_Stated exercise_
Pictures are not part of the copy. Retype the lines from the first one through the line that contains "10.4, 7.5, -2.1, 4.9, -11.1]".

_Data extract_
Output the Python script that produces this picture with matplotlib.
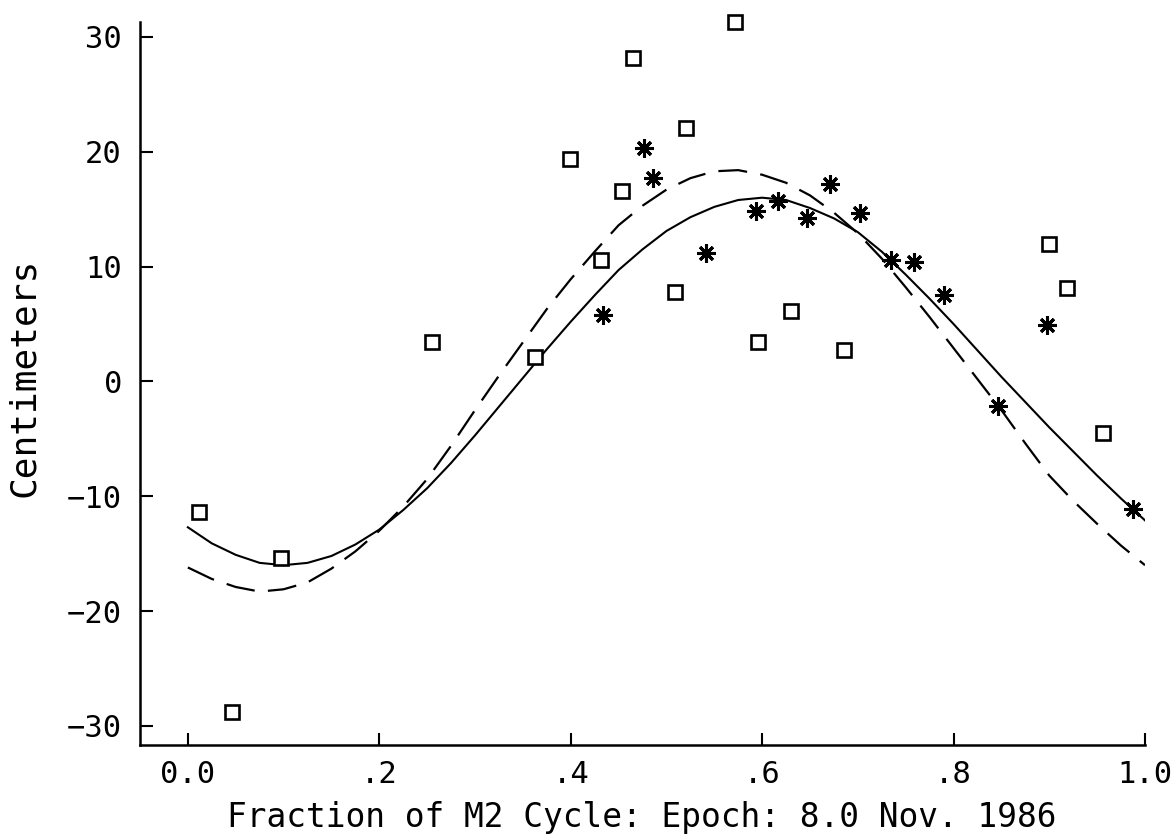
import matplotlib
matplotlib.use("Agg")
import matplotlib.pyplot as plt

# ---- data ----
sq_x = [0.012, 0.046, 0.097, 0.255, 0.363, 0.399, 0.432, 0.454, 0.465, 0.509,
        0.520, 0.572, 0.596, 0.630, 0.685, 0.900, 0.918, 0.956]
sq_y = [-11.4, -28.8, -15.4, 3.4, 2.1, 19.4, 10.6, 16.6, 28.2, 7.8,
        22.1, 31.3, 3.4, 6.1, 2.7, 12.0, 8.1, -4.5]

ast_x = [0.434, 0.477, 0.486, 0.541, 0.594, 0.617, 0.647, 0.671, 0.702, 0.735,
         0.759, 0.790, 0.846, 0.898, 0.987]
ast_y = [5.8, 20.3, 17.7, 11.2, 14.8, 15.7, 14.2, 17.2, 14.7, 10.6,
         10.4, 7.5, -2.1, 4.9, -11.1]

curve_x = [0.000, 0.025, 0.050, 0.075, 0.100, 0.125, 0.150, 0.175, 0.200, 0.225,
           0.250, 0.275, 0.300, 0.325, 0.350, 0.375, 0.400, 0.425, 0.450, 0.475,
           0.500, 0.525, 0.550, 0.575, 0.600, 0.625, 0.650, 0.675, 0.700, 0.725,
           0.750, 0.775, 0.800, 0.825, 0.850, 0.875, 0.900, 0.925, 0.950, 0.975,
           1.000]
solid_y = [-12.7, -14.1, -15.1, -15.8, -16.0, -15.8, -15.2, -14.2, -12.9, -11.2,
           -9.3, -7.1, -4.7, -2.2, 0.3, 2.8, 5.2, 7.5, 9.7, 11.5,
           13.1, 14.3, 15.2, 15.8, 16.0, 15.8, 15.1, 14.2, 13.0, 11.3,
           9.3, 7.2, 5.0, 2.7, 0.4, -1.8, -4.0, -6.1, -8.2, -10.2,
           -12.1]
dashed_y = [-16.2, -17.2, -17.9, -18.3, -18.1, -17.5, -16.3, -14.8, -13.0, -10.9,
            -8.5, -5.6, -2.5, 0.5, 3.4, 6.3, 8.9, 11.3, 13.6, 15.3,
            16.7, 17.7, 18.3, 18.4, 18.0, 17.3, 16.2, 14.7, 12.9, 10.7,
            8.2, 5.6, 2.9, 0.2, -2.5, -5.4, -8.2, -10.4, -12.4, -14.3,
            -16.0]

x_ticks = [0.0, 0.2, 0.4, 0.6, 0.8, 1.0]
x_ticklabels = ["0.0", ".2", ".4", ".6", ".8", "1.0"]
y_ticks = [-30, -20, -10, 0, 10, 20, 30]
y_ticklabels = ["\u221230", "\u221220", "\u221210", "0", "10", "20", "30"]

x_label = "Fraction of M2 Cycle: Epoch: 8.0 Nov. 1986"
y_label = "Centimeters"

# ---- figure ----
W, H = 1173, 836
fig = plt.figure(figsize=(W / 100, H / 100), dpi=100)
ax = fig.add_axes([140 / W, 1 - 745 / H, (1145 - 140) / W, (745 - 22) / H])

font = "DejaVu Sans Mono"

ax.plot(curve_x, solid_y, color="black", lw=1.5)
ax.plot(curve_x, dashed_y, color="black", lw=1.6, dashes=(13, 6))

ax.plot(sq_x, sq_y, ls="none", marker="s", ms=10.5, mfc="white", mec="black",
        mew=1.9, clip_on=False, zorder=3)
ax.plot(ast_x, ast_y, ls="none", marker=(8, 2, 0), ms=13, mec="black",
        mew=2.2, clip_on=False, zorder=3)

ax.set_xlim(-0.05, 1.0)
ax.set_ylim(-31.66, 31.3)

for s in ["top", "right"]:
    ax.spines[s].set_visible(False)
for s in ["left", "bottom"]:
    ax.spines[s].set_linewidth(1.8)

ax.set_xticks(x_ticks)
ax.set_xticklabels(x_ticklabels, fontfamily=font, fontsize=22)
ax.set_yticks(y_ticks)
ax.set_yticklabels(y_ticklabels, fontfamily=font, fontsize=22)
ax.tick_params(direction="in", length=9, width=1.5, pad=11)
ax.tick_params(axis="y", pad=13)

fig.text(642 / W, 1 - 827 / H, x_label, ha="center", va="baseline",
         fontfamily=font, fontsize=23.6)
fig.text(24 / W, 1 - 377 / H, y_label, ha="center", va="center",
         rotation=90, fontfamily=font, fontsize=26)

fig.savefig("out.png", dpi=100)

_Response to the task_
Output the Python script that produces this picture with matplotlib.
import matplotlib
matplotlib.use("Agg")
import matplotlib.pyplot as plt

# ---- data ----
sq_x = [0.012, 0.046, 0.097, 0.255, 0.363, 0.399, 0.432, 0.454, 0.465, 0.509,
        0.520, 0.572, 0.596, 0.630, 0.685, 0.900, 0.918, 0.956]
sq_y = [-11.4, -28.8, -15.4, 3.4, 2.1, 19.4, 10.6, 16.6, 28.2, 7.8,
        22.1, 31.3, 3.4, 6.1, 2.7, 12.0, 8.1, -4.5]

ast_x = [0.434, 0.477, 0.486, 0.541, 0.594, 0.617, 0.647, 0.671, 0.702, 0.735,
         0.759, 0.790, 0.846, 0.898, 0.987]
ast_y = [5.8, 20.3, 17.7, 11.2, 14.8, 15.7, 14.2, 17.2, 14.7, 10.6,
         10.4, 7.5, -2.1, 4.9, -11.1]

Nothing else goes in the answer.